Source data:
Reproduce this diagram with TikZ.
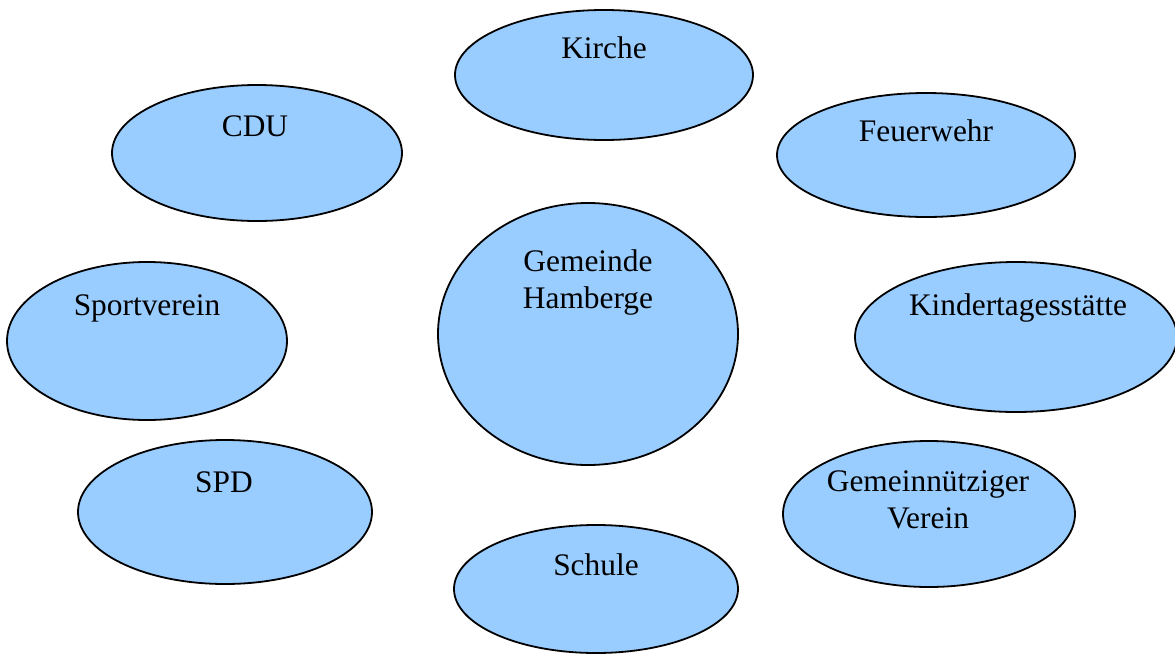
\documentclass[tikz,border=0pt]{standalone}
\usepackage{fontspec}
\setmainfont{Liberation Serif}
\usepackage{xcolor}
\usetikzlibrary{shapes.geometric}
\definecolor{blobblue}{RGB}{153,204,255}

\begin{document}
\begin{tikzpicture}[x=0.5pt, y=-0.5pt, every node/.style={font=\fontsize{15.7}{18.5}\selectfont}, group/.style 2 args={ellipse, draw, line width=0.9pt, fill=blobblue, minimum width=#1, minimum height=#2, inner sep=0pt}, grouplabel/.style={anchor=base, align=center, inner sep=0pt}]
\useasboundingbox (0,0) rectangle (1175,654);

\node (kirche) [group={149pt}{65pt}] at (604,75) {};
\node (cdu) [group={145pt}{68pt}] at (257,153) {};
\node (feuerwehr) [group={149pt}{62pt}] at (926,155) {};
\node (gemeinde) [group={150pt}{131pt}] at (588,334) {};
\node (sportverein) [group={140pt}{79pt}] at (147,341) {};
\node (kita) [group={161pt}{75pt}] at (1016,337) {};
\node (spd) [group={147pt}{72pt}] at (225,512) {};
\node (verein) [group={146pt}{73pt}] at (929,514) {};
\node (schule) [group={142pt}{64pt}] at (596,589) {};

\node (kirche text) [grouplabel] at (604,58) {Kirche};
\node (cdu text) [grouplabel] at (255,136) {CDU};
\node (feuerwehr text) [grouplabel] at (926,141) {Feuerwehr};
\node (gemeinde text) [grouplabel] at (588,308) {Gemeinde\\Hamberge};
\node (sportverein text) [grouplabel] at (147,315) {Sportverein};
\node (kita text) [grouplabel] at (1018,315) {Kindertagesstätte};
\node (spd text) [grouplabel] at (224,492) {SPD};
\node (verein text) [grouplabel] at (928,528) {Gemeinnütziger\\Verein};
\node (schule text) [grouplabel] at (596,575) {Schule};

\end{tikzpicture}
\end{document}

Objective: Write out exactly the lines between the start of the data and the line with "(0,0) rectangle (1175,654);", including both, but none of the pictures.

Task output:
Reproduce this diagram with TikZ.
\documentclass[tikz,border=0pt]{standalone}
\usepackage{fontspec}
\setmainfont{Liberation Serif}
\usepackage{xcolor}
\usetikzlibrary{shapes.geometric}
\definecolor{blobblue}{RGB}{153,204,255}

\begin{document}
\begin{tikzpicture}[x=0.5pt, y=-0.5pt, every node/.style={font=\fontsize{15.7}{18.5}\selectfont}, group/.style 2 args={ellipse, draw, line width=0.9pt, fill=blobblue, minimum width=#1, minimum height=#2, inner sep=0pt}, grouplabel/.style={anchor=base, align=center, inner sep=0pt}]
\useasboundingbox (0,0) rectangle (1175,654);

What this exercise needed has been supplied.